Joseph R, Blasi, Professor and Director, Institute for the Study of Employee Ownership and Profit Sharing, Rutgers University

"Informative and courageous. Nick Romeo liberates our economic imagination and puts a backbone into economics as a moral science."

Ha-Joon Chang, Professor of Economics, University of London, author of "Edible Economics"

"'The Alternative' got my emotions boiling. After reading the history of how we’ve come to blindly accept that poverty and massive inequality are immutable fixtures of capitalism, I was left angry and disgusted. And yet I felt a strong rush of hope in seeing, through Romeo’s deep research and vivid storytelling, that there are plenty of great solutions out there, and they’re already being put into practice.”

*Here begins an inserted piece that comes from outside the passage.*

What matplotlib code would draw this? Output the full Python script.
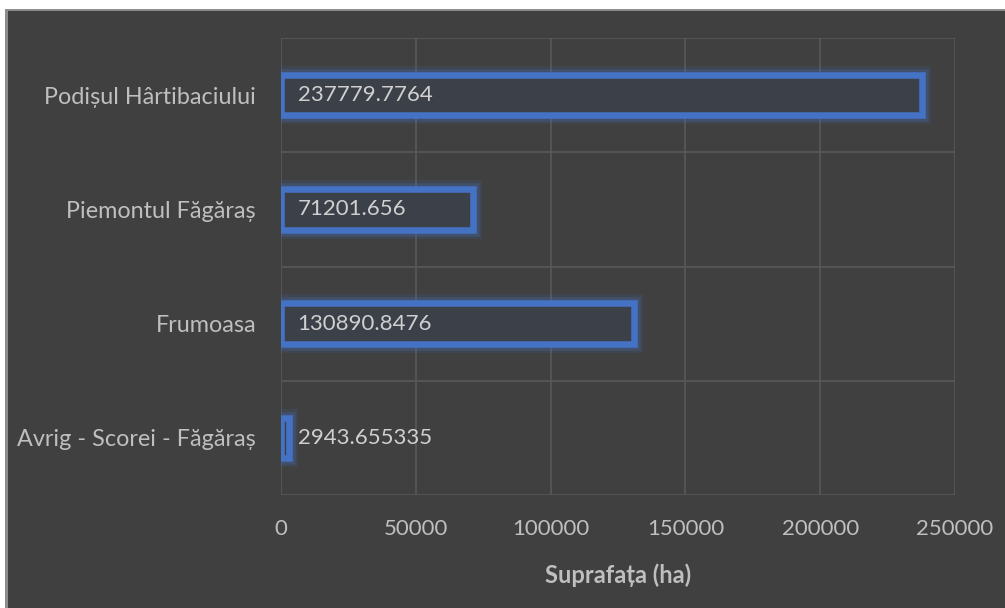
import matplotlib.pyplot as plt
import matplotlib.patheffects as pe
from matplotlib.patches import Rectangle
import numpy as np

# Datele graficului (de jos in sus)
zone = ['Avrig - Scorei - Făgăraș', 'Frumoasa', 'Piemontul Făgăraș', 'Podișul Hârtibaciului']
suprafata = [2943.655335, 130890.8476, 71201.656, 237779.7764]
etichete = ['2943.655335', '130890.8476', '71201.656', '237779.7764']
x_ticks = [0, 50000, 100000, 150000, 200000, 250000]

fundal = '#404040'
albastru = '#4472c4'
text_gri = '#bfbfbf'

plt.rcParams['font.family'] = ['Lato', 'DejaVu Sans']

fig = plt.figure(figsize=(10.05, 6.08), dpi=100, facecolor='white')
# panoul inchis al graficului (sub fasia alba de sus)
fig.patches.append(Rectangle((5 / 1005, 0), 1, 1 - 9 / 608, transform=fig.transFigure,
                             facecolor='#8c8c8c', edgecolor='none', zorder=-2))
fig.patches.append(Rectangle((8 / 1005, 0), 1, 1 - 11 / 608, transform=fig.transFigure,
                             facecolor=fundal, edgecolor='none', zorder=-1))

ax = fig.add_axes([281 / 1005, 1 - 495 / 608, 674 / 1005, 457 / 608])
ax.set_facecolor(fundal)

y = np.arange(len(zone))
bare = ax.barh(y, suprafata, height=0.355, facecolor='#3c4049', edgecolor=albastru,
               linewidth=4.7, zorder=3)
for b in bare:
    b.set_path_effects([
        pe.Stroke(linewidth=13, foreground=albastru, alpha=0.12),
        pe.Stroke(linewidth=9, foreground=albastru, alpha=0.25),
        pe.Normal(),
    ])

for i, t in enumerate(etichete):
    ax.annotate(t, xy=(0, y[i]), xytext=(12, 0), textcoords='offset points',
                ha='left', va='center', color='#d0d0d0', fontsize=16, zorder=4)

ax.set_xlim(0, 250000)
ax.set_ylim(-0.5, len(zone) - 0.5)
ax.set_xticks(x_ticks)
ax.set_xticklabels([str(v) for v in x_ticks])
ax.set_yticks(y)
ax.set_yticklabels(zone)
ax.set_yticks(np.arange(-0.5, len(zone), 1.0), minor=True)

ax.grid(True, axis='x', which='major', color='#595959', linewidth=1.2, zorder=0)
ax.grid(True, axis='y', which='minor', color='#595959', linewidth=1.2, zorder=0)
ax.tick_params(axis='both', which='both', length=0, colors=text_gri)
ax.tick_params(axis='y', pad=18, labelsize=16.8)
ax.tick_params(axis='x', pad=17, labelsize=16)
for s in ax.spines.values():
    s.set_visible(False)

ax.set_xlabel('Suprafața (ha)', color=text_gri, fontsize=17, fontweight='bold', labelpad=18)

fig.savefig('out.png', dpi=100, facecolor=fig.get_facecolor())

Rick Wartzman, Author of "Still Broke: Walmart’s Remarkable Transformation and the Limits of Socially Conscious Capitalism"

“There is an alternative to capitalism as we know it. Nick Romeo vividly describes the options, giving reason for optimism about a more just and democratic economy beyond the bleak prison of shareholder capitalism.”

Jerry Davis, Professor of Business Administration, University of Michigan

“Profound and engaging.”

Clair Brown, Professor of Economics Emerita, University of California, Berkeley

"Breathes with hope and urgency about building a more equitable economy and society. The hope, however, rests not on fanciful dreams but is grounded in living examples of people and organizations that are already demonstrating their viability."